**WHAT THE EXERCISE ASKS**
Only the lines from the start of the data through the line with "p.ygrid.visible = False" belong in the copy. Restate them word for word, minus the pictures.

□ □ □ □ □

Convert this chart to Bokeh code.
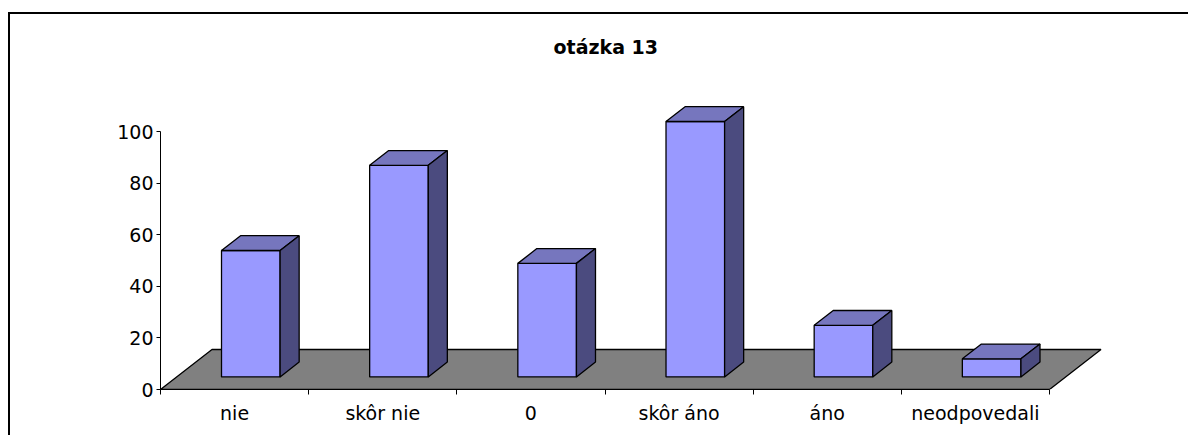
from bokeh.plotting import figure
from bokeh.models import Range1d, FixedTicker
from bokeh.embed import file_html
from bokeh.resources import INLINE

# ---- data ----
categories = ["nie", "skôr nie", "0", "skôr áno", "áno", "neodpovedali"]
values = [49, 82, 44, 99, 20, 7]
y_ticks = [0, 20, 40, 60, 80, 100]
title_text = "otázka 13"

# ---- geometry (pixels per data unit) ----
PXX = 889 / 6.0
PXY = 2.58
FRAME_W, FRAME_H = 958, 321
DX = 51.5 / PXX          # floor depth in x units
DY = 40.0 / PXY          # floor depth in y units
F0, F1 = 0.315, 0.685    # bar depth front/back fraction
BW = 58.6 / PXX          # bar width

FONT = "DejaVu Sans"

p = figure(frame_width=FRAME_W, frame_height=FRAME_H,
           x_range=Range1d(0, FRAME_W / PXX), y_range=Range1d(0, FRAME_H / PXY),
           output_backend="svg", toolbar_location=None,
           min_border_left=150, min_border_right=70, min_border_top=54, min_border_bottom=46,
           outline_line_color=None, background_fill_color="white", border_fill_color="white",
           styles={"border-top": "2px solid black", "border-left": "2px solid black",
                   "margin-top": "12px", "margin-left": "8px"})
p.xgrid.visible = False
p.ygrid.visible = False

# title
p.title.text = title_text
p.title.align = "left"
p.title.offset = 393
p.title.standoff = 21
p.title.text_font = FONT
p.title.text_font_style = "bold"
p.title.text_font_size = "19px"
p.title.text_color = "black"

# floor
ncat = len(categories)
p.patch([0, ncat, ncat + DX, DX], [0, 0, DY, DY], fill_color="#808080",
        line_color="black", line_width=1.3)

front_xs, front_ys, top_xs, top_ys, side_xs, side_ys = [], [], [], [], [], []
bdx = (F1 - F0) * DX
bdy = (F1 - F0) * DY
for i, v in enumerate(values):
    c = i + 0.5
    xl = c + F0 * DX - BW / 2
    xr = xl + BW
    yb = F0 * DY
    yt = yb + v
    front_xs.append([xl, xr, xr, xl]); front_ys.append([yb, yb, yt, yt])
    top_xs.append([xl, xr, xr + bdx, xl + bdx]); top_ys.append([yt, yt, yt + bdy, yt + bdy])
    side_xs.append([xr, xr + bdx, xr + bdx, xr]); side_ys.append([yb, yb + bdy, yt + bdy, yt])

p.patches(front_xs, front_ys, fill_color="#9999FF", line_color="black", line_width=1.3)
p.patches(top_xs, top_ys, fill_color="#7676BE", line_color="black", line_width=1.3)
p.patches(side_xs, side_ys, fill_color="#4B4B7F", line_color="black", line_width=1.3)

# y axis
ya = p.yaxis[0]
ya.ticker = FixedTicker(ticks=y_ticks)
ya.bounds = (0, 100)
ya.major_tick_out = 4
ya.major_tick_in = 0
ya.minor_tick_out = 0
ya.minor_tick_in = 0
ya.major_label_standoff = 3
ya.major_label_text_font = FONT
ya.major_label_text_font_size = "19px"
ya.major_label_text_color = "black"
ya.axis_line_color = "black"

# x axis
xa = p.xaxis[0]
centers = [i + 0.5 for i in range(ncat)]
xa.ticker = FixedTicker(ticks=centers, minor_ticks=list(range(ncat + 1)))
xa.major_label_overrides = {c: lab for c, lab in zip(centers, categories)}
xa.bounds = (0, ncat)
xa.major_tick_out = 0
xa.major_tick_in = 0
xa.minor_tick_out = 5
xa.minor_tick_in = 0
xa.major_label_standoff = 7
xa.major_label_text_font = FONT
xa.major_label_text_font_size = "19px"
xa.major_label_text_color = "black"
xa.axis_line_color = "black"

open("out.html", "w").write(file_html(p, INLINE))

□ □ □ □ □

**WRITTEN SOLUTION**
Convert this chart to Bokeh code.
from bokeh.plotting import figure
from bokeh.models import Range1d, FixedTicker
from bokeh.embed import file_html
from bokeh.resources import INLINE

# ---- data ----
categories = ["nie", "skôr nie", "0", "skôr áno", "áno", "neodpovedali"]
values = [49, 82, 44, 99, 20, 7]
y_ticks = [0, 20, 40, 60, 80, 100]
title_text = "otázka 13"

# ---- geometry (pixels per data unit) ----
PXX = 889 / 6.0
PXY = 2.58
FRAME_W, FRAME_H = 958, 321
DX = 51.5 / PXX          # floor depth in x units
DY = 40.0 / PXY          # floor depth in y units
F0, F1 = 0.315, 0.685    # bar depth front/back fraction
BW = 58.6 / PXX          # bar width

FONT = "DejaVu Sans"

p = figure(frame_width=FRAME_W, frame_height=FRAME_H,
           x_range=Range1d(0, FRAME_W / PXX), y_range=Range1d(0, FRAME_H / PXY),
           output_backend="svg", toolbar_location=None,
           min_border_left=150, min_border_right=70, min_border_top=54, min_border_bottom=46,
           outline_line_color=None, background_fill_color="white", border_fill_color="white",
           styles={"border-top": "2px solid black", "border-left": "2px solid black",
                   "margin-top": "12px", "margin-left": "8px"})
p.xgrid.visible = False
p.ygrid.visible = False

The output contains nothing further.